The expectation was that leaders -- particularly in Peterson's case -- we leave them alone and say we get where you are on this one and they'll likely lose those individuals. So those are the two Democrats that won't go along with where the rest of the party is on this one.

I think the big question right now is if any Republicans come over. We've been talking about it throughout the past of the last couple of hours, there's a very real possibility not a single Republican joins.

Again, he made a key point. That doesn't say that all the members of the Republican conference are comfortable with what we've been seeing coming out of the depositions, what they've been seeing coming out of news reports and depositions.

But this has very much turned into a red team/blue team type of issue. And leadership has put a ton of pressure on the rank-and-file. Stay behind on this.

This isn't the final impeachment vote. This is a process vote. This is a procedure vote. The president is keenly watching this vote and seeing where people are on this and that the party needs to stick together. And the argument has worked. This pitch has worked. And Republicans have almost entirely stayed together.

I was talking to a couple last week, was going through the moderate members of the Republican conference. There aren't a lot there after of 2018. A lot of them got wiped out. And expecting some would raise serious concerns about where this was headed for the White House. And to a person, they were upset about the process. They were upset about the fact that they felt like they had been kept out of things.


And I know Democrats counter that and Democrats make clear this resolution will address those concerns or should address those concerns, but there wasn't this kind of, I'm on the fence, I'm wary right now. People are very much on their teams.

I don't know how long that's going to maintain but, at least for this vote, that's where people are. When you look right now at those columns and see Democrats are mostly all aligned on one side and Republicans are mostly all aligned on the other side, that's why.

BLITZER: The Republicans are completely all aligned. And 214 Democrats right now, 215 Democrats in favor of -- and one Independent -- impeaching, at least of beginning the process of an informal impeachment inquiry of the president of the United States.

There's 218. It has just passed. Tis resolution will now become the law. It has passed, 219 now, including one Independent, 218 Democrats. Still 1:30 left to go. They usually give a little extra time. But the numbers are there for the Democrats.

Manu Raju, two Democrats who voted with the Republicans on the procedural resolution, looks like, what, those same two Democrats are voting with the Republican owes this substantive resolution?

RAJU: Yes, that's what we're hearing. Collin Peterson, of Minnesota, as well as Jeff Van Drew, from New Jersey, both voting against this Democratic measure to set the procedures for the impeachment inquiry.

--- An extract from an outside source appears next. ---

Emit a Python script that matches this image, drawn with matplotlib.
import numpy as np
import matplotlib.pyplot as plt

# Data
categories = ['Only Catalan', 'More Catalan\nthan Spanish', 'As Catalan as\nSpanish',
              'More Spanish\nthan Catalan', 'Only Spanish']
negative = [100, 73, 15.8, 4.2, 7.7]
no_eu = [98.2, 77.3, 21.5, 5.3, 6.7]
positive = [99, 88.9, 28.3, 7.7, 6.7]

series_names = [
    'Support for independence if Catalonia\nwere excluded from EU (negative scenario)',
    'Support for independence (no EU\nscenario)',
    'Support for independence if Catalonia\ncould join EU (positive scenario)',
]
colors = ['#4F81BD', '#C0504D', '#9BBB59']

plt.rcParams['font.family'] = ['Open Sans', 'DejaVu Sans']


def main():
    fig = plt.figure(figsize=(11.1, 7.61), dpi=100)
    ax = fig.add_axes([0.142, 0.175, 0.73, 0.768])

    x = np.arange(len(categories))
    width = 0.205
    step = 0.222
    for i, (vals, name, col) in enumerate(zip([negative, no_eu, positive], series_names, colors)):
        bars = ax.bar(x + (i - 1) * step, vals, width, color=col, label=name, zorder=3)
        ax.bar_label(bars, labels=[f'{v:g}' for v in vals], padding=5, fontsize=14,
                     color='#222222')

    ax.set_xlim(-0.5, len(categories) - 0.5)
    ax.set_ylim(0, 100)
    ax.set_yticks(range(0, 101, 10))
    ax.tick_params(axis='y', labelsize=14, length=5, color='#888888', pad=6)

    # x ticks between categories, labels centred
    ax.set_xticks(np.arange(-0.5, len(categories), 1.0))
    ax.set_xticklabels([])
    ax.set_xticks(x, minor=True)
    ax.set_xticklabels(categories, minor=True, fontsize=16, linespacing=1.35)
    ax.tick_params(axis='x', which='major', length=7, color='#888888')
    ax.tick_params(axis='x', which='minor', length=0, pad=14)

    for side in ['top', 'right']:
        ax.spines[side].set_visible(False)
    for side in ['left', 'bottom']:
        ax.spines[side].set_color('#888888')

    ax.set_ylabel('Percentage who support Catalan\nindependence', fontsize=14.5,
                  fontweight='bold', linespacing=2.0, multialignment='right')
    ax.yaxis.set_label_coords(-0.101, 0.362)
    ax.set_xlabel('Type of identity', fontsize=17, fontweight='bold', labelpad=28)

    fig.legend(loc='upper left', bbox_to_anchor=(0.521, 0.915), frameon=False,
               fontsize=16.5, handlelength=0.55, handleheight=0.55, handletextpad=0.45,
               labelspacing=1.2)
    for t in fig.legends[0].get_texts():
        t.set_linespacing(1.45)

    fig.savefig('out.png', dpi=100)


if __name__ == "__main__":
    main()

This is not a surprise. These two men have been opposed to the efforts to move forward on an impeachment inquiry. They have made clear they believe it's a distraction. They believe it's a bad idea. They believe the agenda should be focused on the domestic issues and the districts are swing districts.

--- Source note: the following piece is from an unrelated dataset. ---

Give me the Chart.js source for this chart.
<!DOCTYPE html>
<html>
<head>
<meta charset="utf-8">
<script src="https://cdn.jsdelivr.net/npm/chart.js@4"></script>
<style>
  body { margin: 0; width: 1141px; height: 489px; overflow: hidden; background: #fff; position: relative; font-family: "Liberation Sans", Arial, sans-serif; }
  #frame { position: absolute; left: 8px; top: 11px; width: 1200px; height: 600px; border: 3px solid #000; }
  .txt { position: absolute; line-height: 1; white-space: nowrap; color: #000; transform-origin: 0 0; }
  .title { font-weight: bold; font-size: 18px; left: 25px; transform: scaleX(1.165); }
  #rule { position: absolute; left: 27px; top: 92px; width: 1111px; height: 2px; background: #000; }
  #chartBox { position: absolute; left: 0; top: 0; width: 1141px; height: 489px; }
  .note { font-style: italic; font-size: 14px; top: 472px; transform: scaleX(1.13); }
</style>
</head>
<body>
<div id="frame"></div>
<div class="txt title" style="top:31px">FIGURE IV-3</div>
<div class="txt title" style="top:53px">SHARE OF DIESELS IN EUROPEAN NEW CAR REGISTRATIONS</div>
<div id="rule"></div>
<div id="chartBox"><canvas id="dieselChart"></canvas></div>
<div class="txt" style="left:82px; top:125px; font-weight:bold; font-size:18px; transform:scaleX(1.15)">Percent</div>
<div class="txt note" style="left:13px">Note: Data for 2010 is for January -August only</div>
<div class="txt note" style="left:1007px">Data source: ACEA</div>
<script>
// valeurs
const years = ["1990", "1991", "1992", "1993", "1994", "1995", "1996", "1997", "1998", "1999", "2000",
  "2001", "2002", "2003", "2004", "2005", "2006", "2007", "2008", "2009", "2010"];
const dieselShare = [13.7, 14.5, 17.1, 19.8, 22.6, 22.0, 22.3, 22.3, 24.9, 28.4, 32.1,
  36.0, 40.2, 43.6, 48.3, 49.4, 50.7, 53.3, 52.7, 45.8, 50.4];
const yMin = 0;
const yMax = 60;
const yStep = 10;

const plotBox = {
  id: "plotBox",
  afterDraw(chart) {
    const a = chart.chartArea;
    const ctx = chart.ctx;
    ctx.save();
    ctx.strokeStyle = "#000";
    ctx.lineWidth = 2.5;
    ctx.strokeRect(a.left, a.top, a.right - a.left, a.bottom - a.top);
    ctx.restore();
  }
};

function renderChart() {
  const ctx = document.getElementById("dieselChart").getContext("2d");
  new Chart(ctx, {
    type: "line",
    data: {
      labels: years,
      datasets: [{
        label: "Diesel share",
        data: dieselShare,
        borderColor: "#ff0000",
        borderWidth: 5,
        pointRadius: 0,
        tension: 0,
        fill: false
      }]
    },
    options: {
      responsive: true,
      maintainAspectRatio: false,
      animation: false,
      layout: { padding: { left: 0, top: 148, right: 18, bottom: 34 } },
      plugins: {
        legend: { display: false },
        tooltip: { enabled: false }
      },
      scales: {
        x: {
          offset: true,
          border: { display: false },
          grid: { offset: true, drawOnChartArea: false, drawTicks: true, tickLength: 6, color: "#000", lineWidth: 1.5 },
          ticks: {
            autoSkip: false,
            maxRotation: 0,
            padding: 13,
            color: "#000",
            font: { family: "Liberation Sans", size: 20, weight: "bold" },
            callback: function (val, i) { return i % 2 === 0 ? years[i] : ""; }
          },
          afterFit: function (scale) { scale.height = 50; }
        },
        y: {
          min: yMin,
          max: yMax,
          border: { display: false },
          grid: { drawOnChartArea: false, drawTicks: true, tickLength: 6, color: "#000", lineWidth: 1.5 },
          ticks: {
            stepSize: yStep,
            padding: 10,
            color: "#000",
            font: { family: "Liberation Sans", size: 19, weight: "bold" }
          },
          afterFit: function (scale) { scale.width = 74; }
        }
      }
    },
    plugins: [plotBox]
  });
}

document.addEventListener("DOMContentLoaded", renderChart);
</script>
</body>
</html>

Peterson, typically, someone the Republicans think they can take out year after year. Van Drew is a freshman member, comes from a swing district. Their politics back home, their constituents back home perhaps the reason why.

But what's interesting, Wolf, is the lack of Democratic defections. Because we have seen, before the Ukraine scandal really came out into the open, most Democrats in those Trump districts that the president carried in 2016, that later won in the 2018 midterms, a lot of them were very wary about moving forward in the impeachment proceedings. They did not think it was a good idea. Some resisted the notion of any vote.

But the politics have changed dramatically in the House Democratic caucus. Almost every single member does now support moving forward, at least in the inquiry side. They believe, a lot of them do believe the president has engaged in impeachable conduct. So you're seeing a shift among the moderate members.

Perhaps because they're also hearing different things back home. Perhaps also because they believe the politics could be good for them as they head into difficult re-election races come 2020.

But for these two members, we have seen defections on the Democratic side and at the moment, we're not seeing any defections from the Republican side, other than the one Republican-turned-Independent, Justin Amash, who said he was going to vote for this resolution, someone who supported impeachment proceedings.

Nancy Pelosi keeping her troops in line in this critical vote to move forward on impeachment proceedings, doing it this way.

And really, it foreshadows, Wolf, the big vote, which could happen later this year on articles of impeachment. Just the third time in American history where a president could be impeached. The likelihood that the Democrats could fall in line on that, as well. This foreshadows that would be a successful vote, as well when that happens, likely in the coming months.

BLITZER: Yes, a very important point.

Dana, it's pretty impressive that the Democrats, almost with the exception of these two Democrats, completely aligned. The Republicans have no defections at all.

No time left. Nancy Pelosi is in the chair. That's significant in and of itself. But 232 in favor of this resolution to formally open up an impeachment inquiry of the president, and 196 opposed.

Here is Nancy Pelosi.

PELOSI: Have all the members voted? Does any member wish to change a vote?

On this vote, the yeas are 232, the nays are 196. The resolution is adopted without objection. The motion to reconsider is laid upon the table.

BLITZER: There you have it. A very historic moment, indeed.

Dana, let's step back for a moment and take a look at this picture.

BASH: Yes, 232 years ago is when the Constitution was ratified and set in process. You know, into law, this process to potentially happen. And the fact that the House is only considered this four times in those 232 years is a reminder of how incredibly historic this is.


And the fact that Nancy Pelosi was in the chair -- she doesn't usually preside.